Von der Rad-Nostalgie infiziert ist auch Oliver Rose. Im „Fahrradladen“ in der Mittleren Kanalstraße verwirklicht er sein Konzept: Aus alt mach gut. Jeder Kunde kann sich sein Fahrrad nach Gusto aussuchen und Oliver Rose schraubt und bastelt dieses Gefährt dann zusammen, lackiert neu oder besorgt alte Ledersattel.

Auf dem Markt könne man die Tendenz zur Individualisierung beobachten. „Das ist wie der Fuchsschwanz bei Mantafahrern“, scherzt er über die Liebe zum Detail am nostalgischen Rad. Da wird ein in die Jahre gekommener Drahtesel schon mal zum Kunst-Objekt: Es bekommt zwei neue Reifen, eine Kette und der Rost wird mit einem Speziallack fixiert. Ob fahrtauglich oder nur verspielte Bastelei, in jedem Falle sieht man dieser Kiste ihre lange Geschichte an. Sie hat was erlebt. „Rad und Fahrer passen oft zusammen, auch wenn es seltsam klingt“, meint er schmunzelnd.

Wer nicht unbedingt im Trend liegen will, sondern lieber mit weniger Komfort, dafür aber individuell unterwegs sein möchte, bekommt einen preisgünstigeren Sattel samt Gestell unter den Hintern. Miriams Rad hat fünfzig Euro gekostet. „Eigentlich ist es mein persönlicher Fahrradtraum“, schwärmt die Studentin von ihrem hübschen 70er-Jahre-Stück. Ein pfiffigeres Lämpchen fehlt noch zum Fahrrad-Glück. Ihr Oldtimer verbindet Alltagstauglichkeit mit Retro-Schick.

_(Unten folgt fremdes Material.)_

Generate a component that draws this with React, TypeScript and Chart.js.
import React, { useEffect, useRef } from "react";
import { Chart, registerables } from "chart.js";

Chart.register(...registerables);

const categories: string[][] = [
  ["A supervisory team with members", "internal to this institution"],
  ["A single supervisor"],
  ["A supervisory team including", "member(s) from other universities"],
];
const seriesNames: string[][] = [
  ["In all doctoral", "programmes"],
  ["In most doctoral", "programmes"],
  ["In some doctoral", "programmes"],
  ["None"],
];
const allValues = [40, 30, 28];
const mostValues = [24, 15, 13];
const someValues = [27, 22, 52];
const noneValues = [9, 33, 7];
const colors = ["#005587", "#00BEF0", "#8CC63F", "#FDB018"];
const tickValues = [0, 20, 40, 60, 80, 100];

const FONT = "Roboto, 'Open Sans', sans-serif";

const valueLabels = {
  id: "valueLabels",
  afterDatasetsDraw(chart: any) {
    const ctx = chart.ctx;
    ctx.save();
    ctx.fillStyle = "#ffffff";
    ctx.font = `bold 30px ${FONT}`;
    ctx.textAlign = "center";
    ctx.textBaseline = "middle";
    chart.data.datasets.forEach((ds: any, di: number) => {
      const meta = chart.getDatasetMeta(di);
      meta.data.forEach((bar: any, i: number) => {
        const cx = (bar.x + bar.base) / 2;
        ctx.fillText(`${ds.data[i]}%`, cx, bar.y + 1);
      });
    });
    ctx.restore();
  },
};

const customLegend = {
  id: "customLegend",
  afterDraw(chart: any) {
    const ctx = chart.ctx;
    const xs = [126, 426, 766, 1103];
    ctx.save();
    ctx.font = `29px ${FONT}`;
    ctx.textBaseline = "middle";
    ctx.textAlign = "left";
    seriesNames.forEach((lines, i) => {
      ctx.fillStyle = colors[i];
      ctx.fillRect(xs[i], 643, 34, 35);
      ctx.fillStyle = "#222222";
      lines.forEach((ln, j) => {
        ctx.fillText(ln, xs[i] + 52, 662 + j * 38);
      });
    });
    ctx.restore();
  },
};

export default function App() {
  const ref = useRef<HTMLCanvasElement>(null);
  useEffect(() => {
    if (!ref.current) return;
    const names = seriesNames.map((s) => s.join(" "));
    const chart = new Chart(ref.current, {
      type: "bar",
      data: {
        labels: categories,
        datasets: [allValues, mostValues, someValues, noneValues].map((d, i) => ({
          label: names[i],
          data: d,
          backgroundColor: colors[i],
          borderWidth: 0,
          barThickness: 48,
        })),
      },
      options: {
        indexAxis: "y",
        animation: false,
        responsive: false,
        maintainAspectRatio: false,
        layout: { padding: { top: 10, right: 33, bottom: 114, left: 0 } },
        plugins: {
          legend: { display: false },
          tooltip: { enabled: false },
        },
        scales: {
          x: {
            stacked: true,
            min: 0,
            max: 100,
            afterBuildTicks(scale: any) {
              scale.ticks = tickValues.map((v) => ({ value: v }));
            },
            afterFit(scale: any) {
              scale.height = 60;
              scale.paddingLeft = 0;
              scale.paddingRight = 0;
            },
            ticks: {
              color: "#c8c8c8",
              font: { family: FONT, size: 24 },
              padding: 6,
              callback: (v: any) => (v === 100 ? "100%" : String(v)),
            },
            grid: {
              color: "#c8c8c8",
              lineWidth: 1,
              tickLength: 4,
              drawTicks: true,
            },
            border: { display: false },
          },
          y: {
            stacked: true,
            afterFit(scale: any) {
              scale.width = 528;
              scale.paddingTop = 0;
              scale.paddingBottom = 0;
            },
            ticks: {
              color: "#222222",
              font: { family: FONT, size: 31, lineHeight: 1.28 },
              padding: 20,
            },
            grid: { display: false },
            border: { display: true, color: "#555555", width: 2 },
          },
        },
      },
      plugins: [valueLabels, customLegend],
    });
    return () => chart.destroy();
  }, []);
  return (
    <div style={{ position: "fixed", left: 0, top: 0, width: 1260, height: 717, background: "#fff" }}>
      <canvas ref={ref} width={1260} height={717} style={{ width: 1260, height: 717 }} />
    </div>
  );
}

Zum lässigen urbanen Lebensgefühl passt ein Fahrrad mit Geschichte. Voraussetzung ist die Bereitschaft, in die Pedale zu treten und auf etwas entbehrlichen Luxus zu verzichten. Eigentlich erstaunlich, was alles in eine Fahrradtasche passt...

Wenn auch nicht auf jeden alten Drahtesel, so trifft zumindest auf seinen Besitzer zu: Wer rastet, der rostet.